§ THE REQUEST
Return the material exactly, first line through the line containing "from bokeh.resources import INLINE", and nothing more. Pictures stay out.

§ DATASET SECTION

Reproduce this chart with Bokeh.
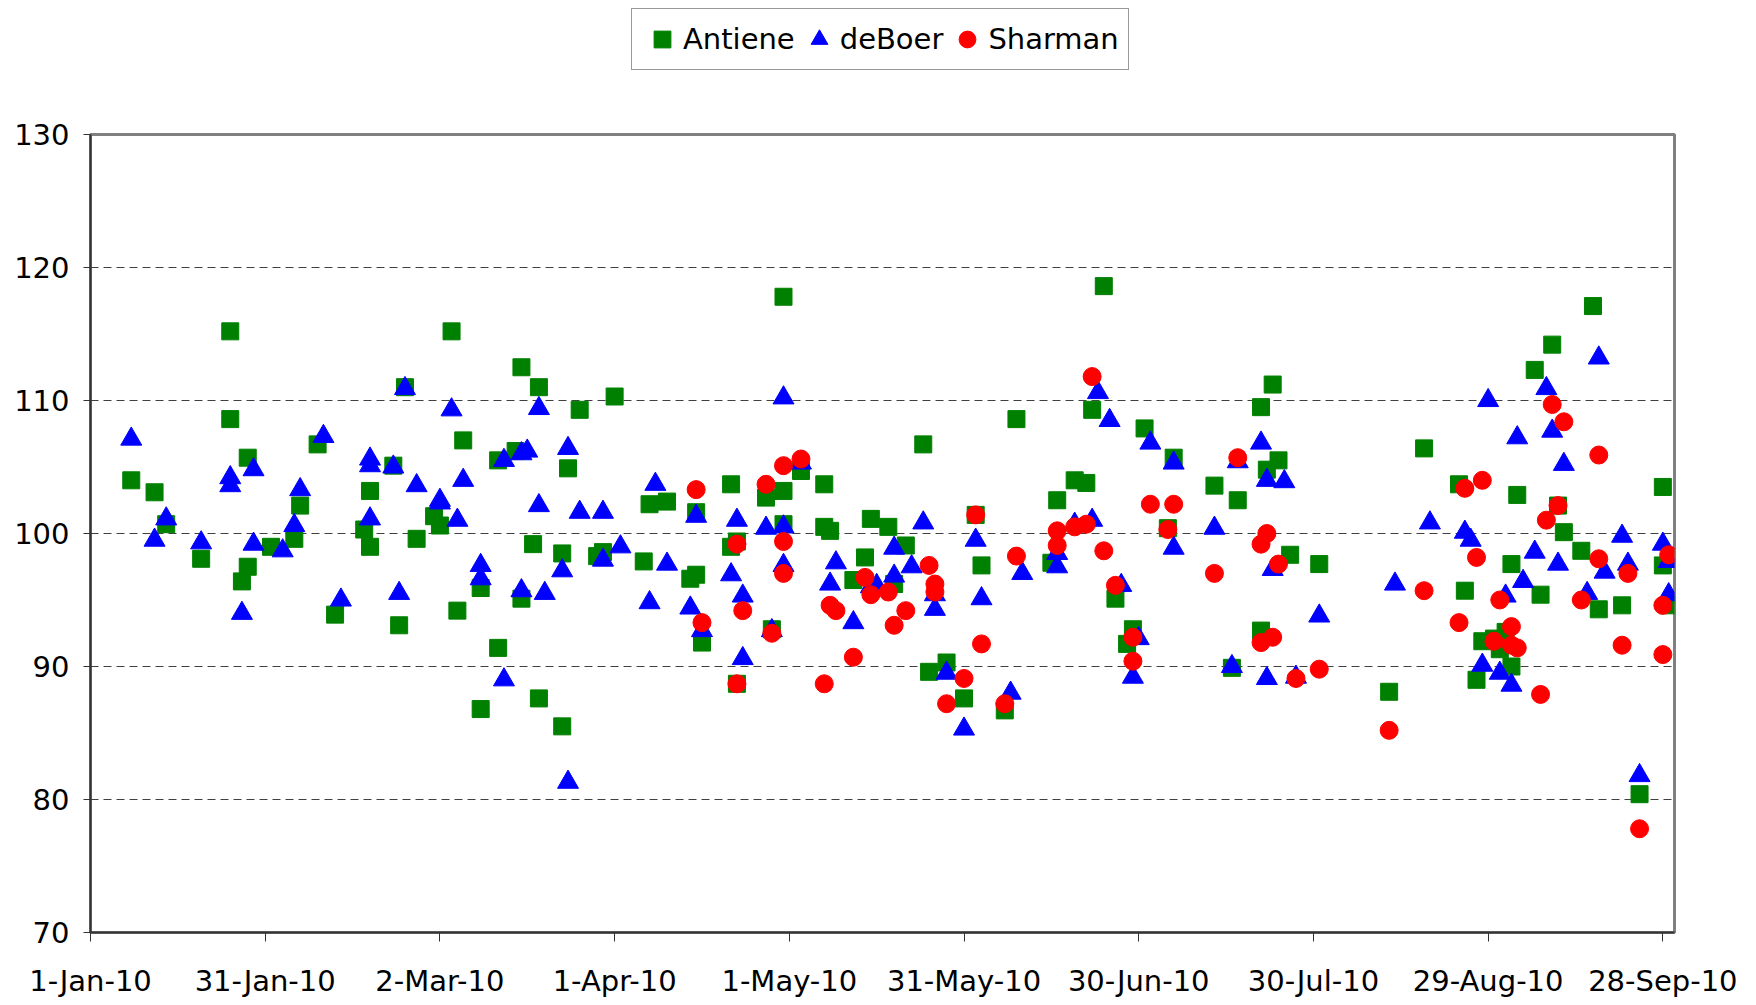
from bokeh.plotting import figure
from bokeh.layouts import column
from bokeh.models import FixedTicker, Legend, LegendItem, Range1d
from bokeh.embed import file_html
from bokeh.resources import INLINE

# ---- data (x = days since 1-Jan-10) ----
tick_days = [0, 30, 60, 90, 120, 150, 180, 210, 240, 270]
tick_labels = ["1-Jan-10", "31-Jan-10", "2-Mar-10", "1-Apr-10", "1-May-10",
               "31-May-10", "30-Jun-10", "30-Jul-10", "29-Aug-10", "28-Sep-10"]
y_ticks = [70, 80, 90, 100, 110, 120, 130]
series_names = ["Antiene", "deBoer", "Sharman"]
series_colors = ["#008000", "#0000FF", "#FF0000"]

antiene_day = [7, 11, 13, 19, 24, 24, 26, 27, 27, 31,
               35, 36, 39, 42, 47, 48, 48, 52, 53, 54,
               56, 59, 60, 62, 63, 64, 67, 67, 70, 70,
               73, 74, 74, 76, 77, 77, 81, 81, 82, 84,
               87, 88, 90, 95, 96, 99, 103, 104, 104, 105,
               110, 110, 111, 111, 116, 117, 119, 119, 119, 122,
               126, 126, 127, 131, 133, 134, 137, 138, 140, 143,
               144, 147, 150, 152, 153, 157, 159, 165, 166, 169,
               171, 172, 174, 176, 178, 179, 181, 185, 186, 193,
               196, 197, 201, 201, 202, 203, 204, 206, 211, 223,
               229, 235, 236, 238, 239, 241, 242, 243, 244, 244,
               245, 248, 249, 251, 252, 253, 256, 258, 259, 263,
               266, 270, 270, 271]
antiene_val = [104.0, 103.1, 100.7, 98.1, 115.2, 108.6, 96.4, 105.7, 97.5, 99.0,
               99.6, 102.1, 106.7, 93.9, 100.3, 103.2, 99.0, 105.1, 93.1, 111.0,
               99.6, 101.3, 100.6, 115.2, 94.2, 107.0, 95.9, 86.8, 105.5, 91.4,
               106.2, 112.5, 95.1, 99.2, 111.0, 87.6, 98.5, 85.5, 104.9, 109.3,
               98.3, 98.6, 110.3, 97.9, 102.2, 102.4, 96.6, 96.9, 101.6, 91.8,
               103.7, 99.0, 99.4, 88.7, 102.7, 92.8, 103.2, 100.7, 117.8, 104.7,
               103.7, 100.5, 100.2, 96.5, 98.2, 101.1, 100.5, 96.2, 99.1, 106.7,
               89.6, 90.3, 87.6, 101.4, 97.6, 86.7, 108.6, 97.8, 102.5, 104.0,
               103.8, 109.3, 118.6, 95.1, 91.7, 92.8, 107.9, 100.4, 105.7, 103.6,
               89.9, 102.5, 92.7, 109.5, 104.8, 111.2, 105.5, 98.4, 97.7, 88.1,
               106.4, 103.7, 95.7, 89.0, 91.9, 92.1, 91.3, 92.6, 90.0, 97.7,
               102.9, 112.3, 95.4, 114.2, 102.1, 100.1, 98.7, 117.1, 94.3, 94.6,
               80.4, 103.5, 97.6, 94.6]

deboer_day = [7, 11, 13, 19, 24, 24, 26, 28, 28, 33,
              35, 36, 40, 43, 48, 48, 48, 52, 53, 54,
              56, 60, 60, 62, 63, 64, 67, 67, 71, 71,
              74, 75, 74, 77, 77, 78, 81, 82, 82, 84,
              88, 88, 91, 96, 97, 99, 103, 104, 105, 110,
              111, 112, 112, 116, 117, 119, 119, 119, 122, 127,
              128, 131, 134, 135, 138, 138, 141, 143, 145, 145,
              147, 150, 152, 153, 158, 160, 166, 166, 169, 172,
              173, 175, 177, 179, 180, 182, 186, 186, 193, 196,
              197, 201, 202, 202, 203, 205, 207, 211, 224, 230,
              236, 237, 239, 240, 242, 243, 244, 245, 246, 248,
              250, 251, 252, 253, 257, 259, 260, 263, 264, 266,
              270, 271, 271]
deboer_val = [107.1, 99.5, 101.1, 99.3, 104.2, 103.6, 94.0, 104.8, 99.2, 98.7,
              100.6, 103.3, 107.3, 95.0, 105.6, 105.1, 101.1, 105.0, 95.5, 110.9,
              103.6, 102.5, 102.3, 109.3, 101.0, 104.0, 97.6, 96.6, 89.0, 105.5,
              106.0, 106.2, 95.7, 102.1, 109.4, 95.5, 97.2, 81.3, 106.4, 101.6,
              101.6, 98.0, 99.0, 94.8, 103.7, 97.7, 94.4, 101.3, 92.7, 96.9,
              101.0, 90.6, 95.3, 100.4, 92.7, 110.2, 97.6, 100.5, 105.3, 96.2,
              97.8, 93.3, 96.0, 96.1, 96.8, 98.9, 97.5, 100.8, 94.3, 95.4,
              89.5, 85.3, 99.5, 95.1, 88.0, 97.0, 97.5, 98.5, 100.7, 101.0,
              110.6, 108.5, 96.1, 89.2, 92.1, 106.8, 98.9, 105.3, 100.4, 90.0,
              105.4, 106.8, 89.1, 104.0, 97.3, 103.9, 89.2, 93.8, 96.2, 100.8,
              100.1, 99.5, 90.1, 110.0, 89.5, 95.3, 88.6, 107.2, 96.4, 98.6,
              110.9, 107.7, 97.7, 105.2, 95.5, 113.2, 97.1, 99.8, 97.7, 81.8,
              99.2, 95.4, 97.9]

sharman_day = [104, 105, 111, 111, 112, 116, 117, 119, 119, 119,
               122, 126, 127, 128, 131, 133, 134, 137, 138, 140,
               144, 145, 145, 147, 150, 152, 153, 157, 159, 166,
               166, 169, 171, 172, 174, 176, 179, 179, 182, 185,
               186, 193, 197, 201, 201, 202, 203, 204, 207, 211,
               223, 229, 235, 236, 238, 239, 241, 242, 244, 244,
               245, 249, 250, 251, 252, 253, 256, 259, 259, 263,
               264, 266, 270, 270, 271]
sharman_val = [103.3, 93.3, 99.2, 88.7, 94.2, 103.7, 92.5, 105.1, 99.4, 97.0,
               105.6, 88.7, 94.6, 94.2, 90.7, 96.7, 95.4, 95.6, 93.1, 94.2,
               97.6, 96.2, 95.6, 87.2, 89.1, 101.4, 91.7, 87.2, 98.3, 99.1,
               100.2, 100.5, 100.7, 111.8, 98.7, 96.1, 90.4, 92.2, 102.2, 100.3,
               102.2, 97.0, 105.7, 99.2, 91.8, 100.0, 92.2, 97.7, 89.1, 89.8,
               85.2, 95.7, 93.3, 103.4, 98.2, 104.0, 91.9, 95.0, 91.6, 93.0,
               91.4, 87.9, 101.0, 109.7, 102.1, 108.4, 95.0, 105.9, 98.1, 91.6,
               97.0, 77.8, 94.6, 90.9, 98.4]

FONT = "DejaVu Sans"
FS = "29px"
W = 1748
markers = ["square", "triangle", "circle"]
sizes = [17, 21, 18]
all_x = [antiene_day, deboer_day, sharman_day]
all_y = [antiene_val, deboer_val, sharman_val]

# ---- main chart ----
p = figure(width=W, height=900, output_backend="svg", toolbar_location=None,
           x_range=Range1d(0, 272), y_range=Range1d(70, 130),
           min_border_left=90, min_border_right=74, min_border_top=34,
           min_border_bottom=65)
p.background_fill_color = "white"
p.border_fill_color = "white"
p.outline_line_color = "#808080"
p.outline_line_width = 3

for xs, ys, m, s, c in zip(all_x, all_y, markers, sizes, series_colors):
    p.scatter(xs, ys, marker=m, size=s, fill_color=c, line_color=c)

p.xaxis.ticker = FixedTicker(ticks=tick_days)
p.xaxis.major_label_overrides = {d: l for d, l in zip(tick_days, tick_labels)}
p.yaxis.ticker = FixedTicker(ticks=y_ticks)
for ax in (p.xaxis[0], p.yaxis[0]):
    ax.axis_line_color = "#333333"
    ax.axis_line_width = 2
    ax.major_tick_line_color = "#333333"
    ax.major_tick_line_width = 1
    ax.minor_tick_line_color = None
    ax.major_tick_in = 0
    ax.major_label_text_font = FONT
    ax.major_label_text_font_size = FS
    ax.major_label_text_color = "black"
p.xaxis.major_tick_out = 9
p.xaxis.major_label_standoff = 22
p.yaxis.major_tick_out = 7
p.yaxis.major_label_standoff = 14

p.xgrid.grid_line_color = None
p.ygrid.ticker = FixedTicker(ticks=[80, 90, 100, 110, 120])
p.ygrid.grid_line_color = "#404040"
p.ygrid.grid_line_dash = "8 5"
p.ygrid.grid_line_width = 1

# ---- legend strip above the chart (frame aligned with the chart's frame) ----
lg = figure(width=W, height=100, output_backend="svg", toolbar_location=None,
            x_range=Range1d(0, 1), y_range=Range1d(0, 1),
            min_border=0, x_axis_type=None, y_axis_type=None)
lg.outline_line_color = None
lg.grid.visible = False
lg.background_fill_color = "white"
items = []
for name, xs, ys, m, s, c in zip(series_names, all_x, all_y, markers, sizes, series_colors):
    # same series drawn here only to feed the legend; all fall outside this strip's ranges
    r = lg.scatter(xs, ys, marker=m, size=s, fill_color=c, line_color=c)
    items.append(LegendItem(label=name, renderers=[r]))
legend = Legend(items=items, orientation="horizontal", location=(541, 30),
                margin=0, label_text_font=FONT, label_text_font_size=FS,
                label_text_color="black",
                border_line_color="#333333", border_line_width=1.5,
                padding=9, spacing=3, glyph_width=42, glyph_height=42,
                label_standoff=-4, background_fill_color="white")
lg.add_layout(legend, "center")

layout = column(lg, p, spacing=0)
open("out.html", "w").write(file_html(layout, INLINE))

§ FINAL ANSWER
Reproduce this chart with Bokeh.
from bokeh.plotting import figure
from bokeh.layouts import column
from bokeh.models import FixedTicker, Legend, LegendItem, Range1d
from bokeh.embed import file_html
from bokeh.resources import INLINE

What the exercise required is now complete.